We’re focusing on vegetables here, but it’s worth noting that frozen fruits follow the same principle.

Frozen berries, for instance, often have higher antioxidant levels than “fresh” berries trucked across long distances. They’re also a budget-friendly way to enjoy smoothies, yogurt bowls, and baking year-round.

And yes, a frozen strawberry in the middle of January still counts as a small miracle.

The bottom line: freshness isn’t just a label

“Fresh” doesn’t always mean “healthier,” and “frozen” doesn’t mean “processed.” The truth is more balanced and far more freeing.

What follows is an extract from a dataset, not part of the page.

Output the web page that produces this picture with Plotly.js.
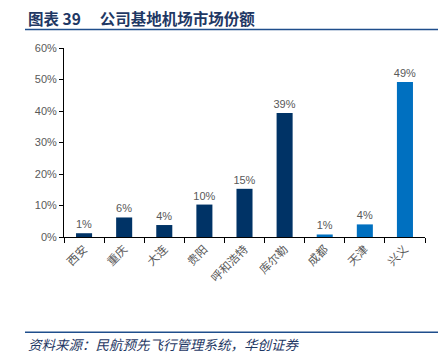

Frozen vegetables are harvested at their best, preserved by science, and delivered in a way that respects both your time and your health. They’re the modern expression of something ancient: eating what the earth gives, at its most vibrant, and keeping it for when we need it most.

So next time you stir that bag of frozen peas into a risotto or toss frozen spinach into your smoothie, remember—you’re not cutting corners. You’re using one of the simplest, smartest, and most sustainable tricks nature (and a bit of technology) ever gave us.